=== Exercise brief ===
Exact reproduction of the data is required, with images excluded.

=== Recorded information ===
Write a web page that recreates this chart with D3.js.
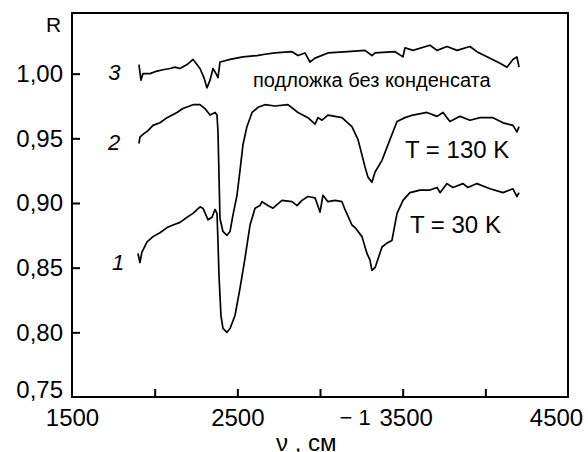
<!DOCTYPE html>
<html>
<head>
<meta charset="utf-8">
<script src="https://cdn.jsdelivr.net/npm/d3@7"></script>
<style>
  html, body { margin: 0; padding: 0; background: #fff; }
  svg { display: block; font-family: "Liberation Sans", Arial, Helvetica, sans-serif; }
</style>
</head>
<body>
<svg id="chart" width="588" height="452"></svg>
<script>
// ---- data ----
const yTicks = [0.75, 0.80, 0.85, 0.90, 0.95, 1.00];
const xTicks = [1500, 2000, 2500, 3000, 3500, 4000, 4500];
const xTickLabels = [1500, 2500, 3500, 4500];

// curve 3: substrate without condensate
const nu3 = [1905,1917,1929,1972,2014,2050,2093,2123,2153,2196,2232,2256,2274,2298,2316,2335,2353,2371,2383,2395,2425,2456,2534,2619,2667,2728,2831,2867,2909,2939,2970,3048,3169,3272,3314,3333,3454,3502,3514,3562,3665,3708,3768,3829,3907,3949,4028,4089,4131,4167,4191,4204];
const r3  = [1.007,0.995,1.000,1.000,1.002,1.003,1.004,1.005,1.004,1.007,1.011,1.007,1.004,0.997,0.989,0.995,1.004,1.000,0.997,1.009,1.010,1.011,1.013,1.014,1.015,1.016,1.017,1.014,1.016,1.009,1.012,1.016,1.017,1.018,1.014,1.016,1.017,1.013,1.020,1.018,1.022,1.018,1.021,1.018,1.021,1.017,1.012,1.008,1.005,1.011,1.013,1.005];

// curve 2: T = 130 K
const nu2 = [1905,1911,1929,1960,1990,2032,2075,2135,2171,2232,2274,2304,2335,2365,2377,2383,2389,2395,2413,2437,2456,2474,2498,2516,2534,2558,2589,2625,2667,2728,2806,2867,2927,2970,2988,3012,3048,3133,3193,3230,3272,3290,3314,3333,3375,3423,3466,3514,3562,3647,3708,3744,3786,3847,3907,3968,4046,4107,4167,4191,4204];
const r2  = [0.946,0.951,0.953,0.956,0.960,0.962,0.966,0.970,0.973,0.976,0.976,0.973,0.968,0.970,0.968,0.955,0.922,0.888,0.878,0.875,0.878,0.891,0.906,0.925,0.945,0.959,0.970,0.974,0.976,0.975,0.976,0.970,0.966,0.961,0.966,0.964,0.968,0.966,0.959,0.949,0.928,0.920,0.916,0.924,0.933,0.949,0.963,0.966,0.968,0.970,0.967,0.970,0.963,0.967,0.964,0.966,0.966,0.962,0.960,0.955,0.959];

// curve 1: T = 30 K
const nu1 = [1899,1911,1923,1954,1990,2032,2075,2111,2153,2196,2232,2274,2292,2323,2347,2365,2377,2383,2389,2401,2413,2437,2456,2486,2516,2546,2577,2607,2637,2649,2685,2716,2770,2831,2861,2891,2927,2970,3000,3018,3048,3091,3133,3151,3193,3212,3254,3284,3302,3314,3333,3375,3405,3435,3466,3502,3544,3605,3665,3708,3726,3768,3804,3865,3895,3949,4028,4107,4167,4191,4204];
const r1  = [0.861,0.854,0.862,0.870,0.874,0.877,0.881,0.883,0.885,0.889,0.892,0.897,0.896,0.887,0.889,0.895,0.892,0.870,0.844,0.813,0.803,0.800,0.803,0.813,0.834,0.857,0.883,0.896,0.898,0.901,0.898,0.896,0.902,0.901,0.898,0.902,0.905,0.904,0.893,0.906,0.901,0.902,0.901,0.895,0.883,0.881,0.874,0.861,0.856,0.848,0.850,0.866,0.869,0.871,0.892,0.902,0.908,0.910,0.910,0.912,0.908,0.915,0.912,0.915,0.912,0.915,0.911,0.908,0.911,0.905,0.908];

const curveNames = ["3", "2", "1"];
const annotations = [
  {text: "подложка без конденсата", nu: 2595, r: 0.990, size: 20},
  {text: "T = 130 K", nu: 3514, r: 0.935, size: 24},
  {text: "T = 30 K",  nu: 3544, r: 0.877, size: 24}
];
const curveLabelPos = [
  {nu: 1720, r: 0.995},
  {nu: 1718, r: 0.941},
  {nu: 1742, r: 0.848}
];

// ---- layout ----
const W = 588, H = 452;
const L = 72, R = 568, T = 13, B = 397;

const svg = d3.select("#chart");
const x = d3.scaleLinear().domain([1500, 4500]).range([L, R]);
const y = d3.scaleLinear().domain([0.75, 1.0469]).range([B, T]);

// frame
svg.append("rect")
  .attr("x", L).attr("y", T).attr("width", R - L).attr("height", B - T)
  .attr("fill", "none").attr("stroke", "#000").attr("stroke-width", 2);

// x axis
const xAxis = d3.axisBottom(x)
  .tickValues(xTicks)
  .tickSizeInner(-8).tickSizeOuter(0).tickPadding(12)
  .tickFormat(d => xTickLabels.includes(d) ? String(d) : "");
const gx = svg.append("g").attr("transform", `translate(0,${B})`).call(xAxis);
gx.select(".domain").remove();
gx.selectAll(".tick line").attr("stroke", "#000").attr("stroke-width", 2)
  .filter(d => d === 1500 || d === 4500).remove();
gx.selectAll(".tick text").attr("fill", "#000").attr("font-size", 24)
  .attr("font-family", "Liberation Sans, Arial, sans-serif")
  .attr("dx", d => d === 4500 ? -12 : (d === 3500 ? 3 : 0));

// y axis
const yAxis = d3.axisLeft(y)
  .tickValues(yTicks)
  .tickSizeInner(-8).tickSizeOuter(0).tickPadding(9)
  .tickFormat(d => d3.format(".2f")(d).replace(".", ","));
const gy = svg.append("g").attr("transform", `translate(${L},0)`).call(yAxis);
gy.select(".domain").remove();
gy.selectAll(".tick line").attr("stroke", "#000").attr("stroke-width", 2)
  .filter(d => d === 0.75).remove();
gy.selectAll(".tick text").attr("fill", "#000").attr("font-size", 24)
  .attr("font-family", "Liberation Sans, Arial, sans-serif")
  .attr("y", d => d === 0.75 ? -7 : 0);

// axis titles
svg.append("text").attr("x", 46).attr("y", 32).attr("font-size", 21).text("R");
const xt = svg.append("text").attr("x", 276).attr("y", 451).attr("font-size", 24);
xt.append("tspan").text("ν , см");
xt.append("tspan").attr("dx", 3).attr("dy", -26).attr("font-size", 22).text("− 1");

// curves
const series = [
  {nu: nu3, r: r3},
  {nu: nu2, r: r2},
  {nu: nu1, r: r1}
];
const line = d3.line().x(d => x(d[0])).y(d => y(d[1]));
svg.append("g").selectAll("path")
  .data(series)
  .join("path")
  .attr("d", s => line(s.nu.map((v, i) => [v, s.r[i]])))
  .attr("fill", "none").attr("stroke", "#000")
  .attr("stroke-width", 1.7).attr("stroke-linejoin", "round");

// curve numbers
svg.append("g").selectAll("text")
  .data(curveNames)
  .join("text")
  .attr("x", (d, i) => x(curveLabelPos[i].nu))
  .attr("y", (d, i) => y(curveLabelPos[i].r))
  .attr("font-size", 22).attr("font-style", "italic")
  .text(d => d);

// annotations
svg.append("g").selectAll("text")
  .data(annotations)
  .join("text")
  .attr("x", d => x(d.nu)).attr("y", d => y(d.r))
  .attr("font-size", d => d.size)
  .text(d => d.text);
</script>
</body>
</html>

=== Exercise output ===
Write a web page that recreates this chart with D3.js.
<!DOCTYPE html>
<html>
<head>
<meta charset="utf-8">
<script src="https://cdn.jsdelivr.net/npm/d3@7"></script>
<style>
  html, body { margin: 0; padding: 0; background: #fff; }
  svg { display: block; font-family: "Liberation Sans", Arial, Helvetica, sans-serif; }
</style>
</head>
<body>
<svg id="chart" width="588" height="452"></svg>
<script>
// ---- data ----
const yTicks = [0.75, 0.80, 0.85, 0.90, 0.95, 1.00];
const xTicks = [1500, 2000, 2500, 3000, 3500, 4000, 4500];
const xTickLabels = [1500, 2500, 3500, 4500];

// curve 3: substrate without condensate
const nu3 = [1905,1917,1929,1972,2014,2050,2093,2123,2153,2196,2232,2256,2274,2298,2316,2335,2353,2371,2383,2395,2425,2456,2534,2619,2667,2728,2831,2867,2909,2939,2970,3048,3169,3272,3314,3333,3454,3502,3514,3562,3665,3708,3768,3829,3907,3949,4028,4089,4131,4167,4191,4204];
const r3  = [1.007,0.995,1.000,1.000,1.002,1.003,1.004,1.005,1.004,1.007,1.011,1.007,1.004,0.997,0.989,0.995,1.004,1.000,0.997,1.009,1.010,1.011,1.013,1.014,1.015,1.016,1.017,1.014,1.016,1.009,1.012,1.016,1.017,1.018,1.014,1.016,1.017,1.013,1.020,1.018,1.022,1.018,1.021,1.018,1.021,1.017,1.012,1.008,1.005,1.011,1.013,1.005];

// curve 2: T = 130 K
const nu2 = [1905,1911,1929,1960,1990,2032,2075,2135,2171,2232,2274,2304,2335,2365,2377,2383,2389,2395,2413,2437,2456,2474,2498,2516,2534,2558,2589,2625,2667,2728,2806,2867,2927,2970,2988,3012,3048,3133,3193,3230,3272,3290,3314,3333,3375,3423,3466,3514,3562,3647,3708,3744,3786,3847,3907,3968,4046,4107,4167,4191,4204];
const r2  = [0.946,0.951,0.953,0.956,0.960,0.962,0.966,0.970,0.973,0.976,0.976,0.973,0.968,0.970,0.968,0.955,0.922,0.888,0.878,0.875,0.878,0.891,0.906,0.925,0.945,0.959,0.970,0.974,0.976,0.975,0.976,0.970,0.966,0.961,0.966,0.964,0.968,0.966,0.959,0.949,0.928,0.920,0.916,0.924,0.933,0.949,0.963,0.966,0.968,0.970,0.967,0.970,0.963,0.967,0.964,0.966,0.966,0.962,0.960,0.955,0.959];

// curve 1: T = 30 K
const nu1 = [1899,1911,1923,1954,1990,2032,2075,2111,2153,2196,2232,2274,2292,2323,2347,2365,2377,2383,2389,2401,2413,2437,2456,2486,2516,2546,2577,2607,2637,2649,2685,2716,2770,2831,2861,2891,2927,2970,3000,3018,3048,3091,3133,3151,3193,3212,3254,3284,3302,3314,3333,3375,3405,3435,3466,3502,3544,3605,3665,3708,3726,3768,3804,3865,3895,3949,4028,4107,4167,4191,4204];
const r1  = [0.861,0.854,0.862,0.870,0.874,0.877,0.881,0.883,0.885,0.889,0.892,0.897,0.896,0.887,0.889,0.895,0.892,0.870,0.844,0.813,0.803,0.800,0.803,0.813,0.834,0.857,0.883,0.896,0.898,0.901,0.898,0.896,0.902,0.901,0.898,0.902,0.905,0.904,0.893,0.906,0.901,0.902,0.901,0.895,0.883,0.881,0.874,0.861,0.856,0.848,0.850,0.866,0.869,0.871,0.892,0.902,0.908,0.910,0.910,0.912,0.908,0.915,0.912,0.915,0.912,0.915,0.911,0.908,0.911,0.905,0.908];

const curveNames = ["3", "2", "1"];
const annotations = [
  {text: "подложка без конденсата", nu: 2595, r: 0.990, size: 20},
  {text: "T = 130 K", nu: 3514, r: 0.935, size: 24},
  {text: "T = 30 K",  nu: 3544, r: 0.877, size: 24}
];
const curveLabelPos = [
  {nu: 1720, r: 0.995},
  {nu: 1718, r: 0.941},
  {nu: 1742, r: 0.848}
];

// ---- layout ----
const W = 588, H = 452;
const L = 72, R = 568, T = 13, B = 397;

const svg = d3.select("#chart");
const x = d3.scaleLinear().domain([1500, 4500]).range([L, R]);
const y = d3.scaleLinear().domain([0.75, 1.0469]).range([B, T]);

// frame
svg.append("rect")
  .attr("x", L).attr("y", T).attr("width", R - L).attr("height", B - T)
  .attr("fill", "none").attr("stroke", "#000").attr("stroke-width", 2);

// x axis
const xAxis = d3.axisBottom(x)
  .tickValues(xTicks)
  .tickSizeInner(-8).tickSizeOuter(0).tickPadding(12)
  .tickFormat(d => xTickLabels.includes(d) ? String(d) : "");
const gx = svg.append("g").attr("transform", `translate(0,${B})`).call(xAxis);
gx.select(".domain").remove();
gx.selectAll(".tick line").attr("stroke", "#000").attr("stroke-width", 2)
  .filter(d => d === 1500 || d === 4500).remove();
gx.selectAll(".tick text").attr("fill", "#000").attr("font-size", 24)
  .attr("font-family", "Liberation Sans, Arial, sans-serif")
  .attr("dx", d => d === 4500 ? -12 : (d === 3500 ? 3 : 0));

// y axis
const yAxis = d3.axisLeft(y)
  .tickValues(yTicks)
  .tickSizeInner(-8).tickSizeOuter(0).tickPadding(9)
  .tickFormat(d => d3.format(".2f")(d).replace(".", ","));
const gy = svg.append("g").attr("transform", `translate(${L},0)`).call(yAxis);
gy.select(".domain").remove();
gy.selectAll(".tick line").attr("stroke", "#000").attr("stroke-width", 2)
  .filter(d => d === 0.75).remove();
gy.selectAll(".tick text").attr("fill", "#000").attr("font-size", 24)
  .attr("font-family", "Liberation Sans, Arial, sans-serif")
  .attr("y", d => d === 0.75 ? -7 : 0);

// axis titles
svg.append("text").attr("x", 46).attr("y", 32).attr("font-size", 21).text("R");
const xt = svg.append("text").attr("x", 276).attr("y", 451).attr("font-size", 24);
xt.append("tspan").text("ν , см");
xt.append("tspan").attr("dx", 3).attr("dy", -26).attr("font-size", 22).text("− 1");

// curves
const series = [
  {nu: nu3, r: r3},
  {nu: nu2, r: r2},
  {nu: nu1, r: r1}
];
const line = d3.line().x(d => x(d[0])).y(d => y(d[1]));
svg.append("g").selectAll("path")
  .data(series)
  .join("path")
  .attr("d", s => line(s.nu.map((v, i) => [v, s.r[i]])))
  .attr("fill", "none").attr("stroke", "#000")
  .attr("stroke-width", 1.7).attr("stroke-linejoin", "round");

// curve numbers
svg.append("g").selectAll("text")
  .data(curveNames)
  .join("text")
  .attr("x", (d, i) => x(curveLabelPos[i].nu))
  .attr("y", (d, i) => y(curveLabelPos[i].r))
  .attr("font-size", 22).attr("font-style", "italic")
  .text(d => d);

// annotations
svg.append("g").selectAll("text")
  .data(annotations)
  .join("text")
  .attr("x", d => x(d.nu)).attr("y", d => y(d.r))
  .attr("font-size", d => d.size)
  .text(d => d.text);
</script>
</body>
</html>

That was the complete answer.